第54回 書籍化、商業化の難しさ

 カクヨムの歴史のなかで良い面でも悪い面でも書籍化や商業化の難しさを痛感したある事件があります。

 それは2017年に富士見L文庫から出版された七瀬夏扉「ひとりぼっちのソユーズ 君と月と恋、ときどき猫のお話」でしょう。カクヨムのSF作品として代表格であった「ひとりぼっちのソユーズ」。

 宇宙開発と過去改変など、ウェブ小説にしては本格的なSF作品として有名でした。その「ひとりぼっちのソユーズ」が書籍化されるニュースは一挙にネットに広まりました。

 そうして着々と書籍化作業が進み、出版され、多くのカクヨムユーザーである読者たちがラブコールを送った、そこまでは良かったのです。
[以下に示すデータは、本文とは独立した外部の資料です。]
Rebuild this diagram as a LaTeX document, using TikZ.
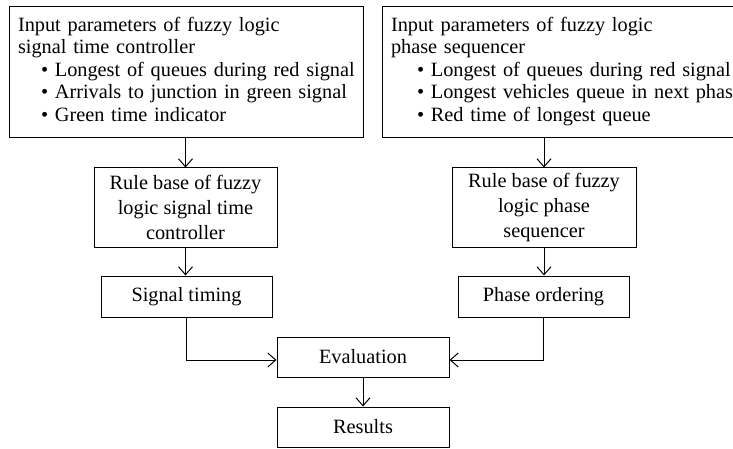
\documentclass[tikz,border=0pt]{standalone}
\usepackage{fontspec}
\setmainfont{Liberation Serif}
\usetikzlibrary{arrows.meta}
\begin{document}
\begin{tikzpicture}[x=1pt,y=-1pt,
  box/.style={draw, line width=1pt, inner sep=0pt, font=\fontsize{20.3}{25}\selectfont},
  inbox/.style={box, anchor=north west, minimum width=354pt, minimum height=131pt,
    text width=337pt, align=left, font=\fontsize{20.3}{22.5}\selectfont},
  arr/.style={-{Straight Barb[length=8pt,width=14pt]}, line width=1pt}]
\useasboundingbox (0,0) rectangle (733,449);
\node[inbox, inner xsep=8.5pt] (inA) at (9,6) {\begin{tabular}{@{}l@{}}
Input parameters of fuzzy logic\\
signal time controller\\
\hspace*{23pt}• Longest of queues during red signal\\
\hspace*{23pt}• Arrivals to junction in green signal\\
\hspace*{23pt}• Green time indicator
\end{tabular}};
\node[inbox, inner xsep=8pt] (inB) at (382,6) {\begin{tabular}{@{}l@{}}
Input parameters of fuzzy logic\\
phase sequencer\\
\hspace*{26pt}• Longest of queues during red signal\\
\hspace*{26pt}• Longest vehicles queue in next phase\\
\hspace*{26pt}• Red time of longest queue
\end{tabular}};
\node[box, minimum width=183pt, minimum height=79pt, align=center] (rA) at (185.5,207.5)
  {Rule base of fuzzy\\logic signal time\\controller};
\node[box, minimum width=184pt, minimum height=79pt, align=center] (rB) at (544,207.5)
  {Rule base of fuzzy\\logic phase\\sequencer};
\node[box, minimum width=171pt, minimum height=41pt] (st) at (186.5,296.5) {Signal timing};
\node[box, minimum width=171pt, minimum height=41pt] (po) at (543.5,296.5) {Phase ordering};
\node[box, minimum width=172pt, minimum height=40pt] (ev) at (363,357) {Evaluation};
\node[box, minimum width=172pt, minimum height=40pt] (res) at (363,427) {Results};
\draw[arr] (rA.north |- inA.south) -- (rA.north);
\draw[arr] (rB.north |- inB.south) -- (rB.north);
\draw[arr] (rA.south) -- (rA.south |- st.north);
\draw[arr] (rB.south) -- (rB.south |- po.north);
\draw[arr] (st.south) |- ([yshift=-3pt]ev.west);
\draw[arr] (po.south) |- ([yshift=-3pt]ev.east);
\draw[arr] (ev) -- (res);
\end{tikzpicture}
\end{document}
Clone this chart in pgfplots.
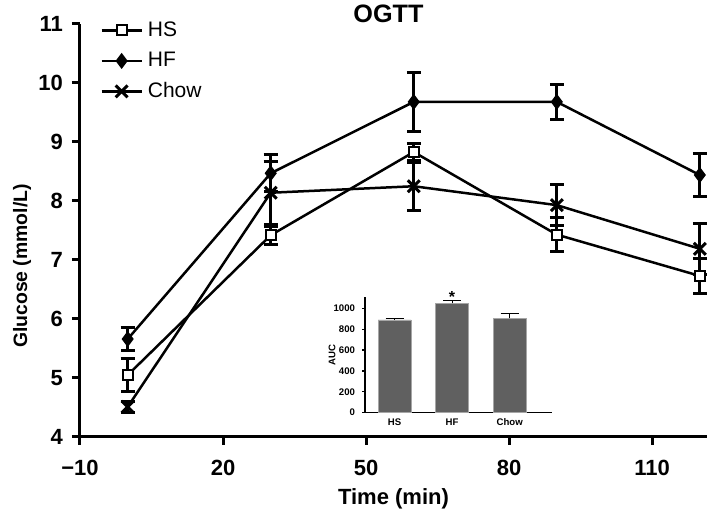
\documentclass[border=0pt]{standalone}
\usepackage{pgfplots}
\pgfplotsset{compat=1.18}
\usepackage{pgfplotstable}
\usepackage{fontspec}
\setmainfont{Liberation Sans}
\definecolor{barg}{RGB}{96,96,96}

\pgfplotstableread{
t m e
0 5.05 0.28
30 7.42 0.15
60 8.83 0.15
90 7.43 0.29
120 6.73 0.29
}\hsdata
\pgfplotstableread{
t m e
0 5.66 0.19
30 8.47 0.31
60 9.68 0.50
90 9.68 0.30
120 8.44 0.37
}\hfdata
\pgfplotstableread{
t m e
0 4.51 0.09
30 8.14 0.53
60 8.25 0.41
90 7.93 0.35
120 7.19 0.43
}\chowdata

\begin{document}
\begin{tikzpicture}
\useasboundingbox (0,0) rectangle (354.5pt,257pt);
\begin{axis}[
  at={(40pt,38.5pt)}, anchor=south west,
  scale only axis, width=313.5pt, height=206.5pt,
  xmin=-10, xmax=121.5, ymin=4, ymax=11,
  axis x line*=bottom, axis y line*=left,
  axis line style={line width=1.5pt},
  tick style={line width=1.5pt, black},
  tick align=outside, major tick length=4pt,
  xtick={-10,20,50,80,110}, xticklabels={−10,20,50,80,110},
  ytick={4,5,6,7,8,9,10,11},
  /pgf/number format/assume math mode=true,
  tick label style={font=\fontsize{11}{13}\selectfont\bfseries},
  xticklabel style={yshift=-4pt},
  yticklabel style={xshift=-1pt},
  every axis x label/.style={at={(rel axis cs:0.5,0)}, yshift=-31pt, anchor=center, font=\fontsize{11}{13}\selectfont\bfseries},
  every axis y label/.style={at={(rel axis cs:-0.0925,0.414)}, rotate=90, anchor=center, font=\fontsize{9.7}{12}\selectfont\bfseries},
  every axis title/.style={at={(rel axis cs:0.492,1)}, yshift=5pt, anchor=center, font=\fontsize{12.6}{14}\selectfont\bfseries},
  xlabel={Time (min)}, ylabel={Glucose (mmol/L)}, title={OGTT},
  clip=false,
  legend image code/.code={\draw[mark repeat=2,mark phase=2,#1] plot coordinates {(0pt,0pt) (10pt,0pt) (20pt,0pt)};},
  legend style={draw=none, fill=none, at={(axis cs:-10,11)}, xshift=10pt, yshift=2pt, anchor=north west, inner sep=0pt, font=\fontsize{10.5}{12}\selectfont, row sep=5.25pt, column sep=2.5pt, nodes={inner sep=0pt, text height=8pt, text depth=2pt}},
  legend cell align=left,
]
\addplot[line width=1.25pt, mark=square*, mark size=2.5pt, mark options={fill=white, solid, line width=1pt},
  error bars/.cd, y dir=both, y explicit, error bar style={line width=1.5pt},
  error mark options={rotate=90, mark size=3.5pt, line width=1.5pt}]
  table[x=t, y=m, y error=e] {\hsdata};
\addlegendentry{HS}
\addplot[line width=1.25pt, mark=diamond*, mark size=3pt, mark options={fill=black, solid},
  error bars/.cd, y dir=both, y explicit, error bar style={line width=1.5pt},
  error mark options={rotate=90, mark size=3.5pt, line width=1.5pt}]
  table[x=t, y=m, y error=e] {\hfdata};
\addlegendentry{HF}
\addplot[line width=1.25pt, mark=x, mark size=4.2pt, mark options={solid, line width=1.5pt},
  error bars/.cd, y dir=both, y explicit, error bar style={line width=1.5pt},
  error mark options={rotate=90, mark size=3.5pt, line width=1.5pt}]
  table[x=t, y=m, y error=e] {\chowdata};
\addlegendentry{Chow}
\end{axis}

\begin{axis}[
  at={(182.5pt,50.65pt)}, anchor=south west,
  scale only axis, width=93.35pt, height=58pt,
  xmin=-0.513, xmax=2.73, ymin=0, ymax=1111,
  axis x line*=bottom, axis y line*=left,
  axis line style={line width=0.65pt},
  xtick={0,1,2}, xticklabels={HS,HF,Chow},
  ytick={0,200,400,600,800,1000},
  x tick style={draw=none}, y tick style={line width=0.65pt, black},
  tick align=outside, major tick length=1.5pt,
  tick label style={font=\fontsize{4.8}{5}\selectfont\bfseries},
  xticklabel style={yshift=2pt},
  /pgf/number format/assume math mode=true,
  /pgf/number format/1000 sep={},
  every axis y label/.style={at={(rel axis cs:0,0.5)}, xshift=-16.5pt, rotate=90, anchor=center, font=\fontsize{4.8}{5}\selectfont\bfseries},
  ylabel={AUC},
  clip=false,
]
\addplot[ybar, bar width=16.5pt, fill=barg, draw=gray!70, line width=0.4pt,
  error bars/.cd, y dir=plus, y explicit, error bar style={line width=0.6pt, black},
  error mark options={rotate=90, mark size=4.5pt, line width=0.6pt, black}]
  coordinates {(0,888) +- (0,16) (1,1048) +- (0,25) (2,904) +- (0,48)};
\node[font=\fontsize{8}{8}\selectfont\bfseries, anchor=base] at (axis cs:1,1060) {*};
\end{axis}
\end{tikzpicture}
\end{document}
ところがその後、商業的に振るわなかったという結論が出てから、事態は少しずつ変化します。

 作者によって、編集部との細かく小さな、しかし彼にとって大きな軋轢あつれきがカクヨムで告発され、Twitterを介して拡散し、大きな騒ぎとなりました。


 カクヨムで読まれていることと書籍化すること、商業化することのいくつもの壁が存在している――、

 このことは誰でも知っていますが書籍化という夢の大きさがそれを見えなくさせるのです。またカクヨムでの書籍化作業がじつは原作に忠実な形で行われないという事実も当時は衝撃的でした。どういうことかといいますと、カクヨムで掲載された作品を編集部が手直しするような形で(もちろん作者との共同作業なので作者の了解を得た上で)行われるということが伝わってしまったのが問題だったのです。読者の手にはカクヨムで掲載された完全な原稿が届いていない点も大きな反響があったようです。カクヨムの向こう側で起こった事件でした。
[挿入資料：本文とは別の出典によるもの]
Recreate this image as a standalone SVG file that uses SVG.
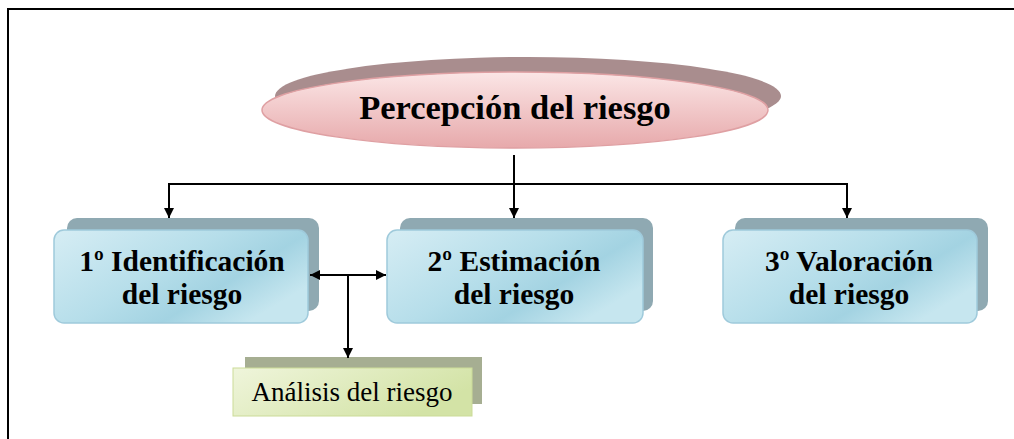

 しかし「ひとりぼっちのソユーズ」、この話にはじつは続きがあります。


 2021年のことです。突然、作者の近況ノートに再書籍化のしらせが掲載されます。出版社は「主婦の友社」です。

「ひとりぼっちのソユーズ」は上下巻の完全版となって不死鳥のごとく復活するのです。さらにSFマガジンで書評を書いているタニグチリウイチ氏の2021年ライトノベル・ベスト10(https://realsound.jp/book/2021/12/post-925490.html)で堂々一位を獲得し、名実ともに日本SF界の新星として返り咲くのです。日本のSF界は前述したとおり、書評家・評論家・レビュワーなどのギルド的・ファンダム的・コミュニティ的な相互評価で成り立っている世界ですから、そのうちのひとりが強く推すからには読まないわけにはいかないというSF読者の心を掴んだのでしょう。さらにここで興味深い現象はKADOKAWAの運営するダ・ヴィンチWebでも「ひとりぼっちのソユーズ」の完全版の記事が載っているという点で、このへんはKADOKAWAも抜け目がないところです。(https://ddnavi.com/review/839970/a/)


 こうしたある種の商業化・書籍化の失敗や難しさはカクヨム発の文芸ではありふれていることはお気づきだと思います。そのために汗や涙を流した先人たちの努力を忘れてはいけないのだと感じます。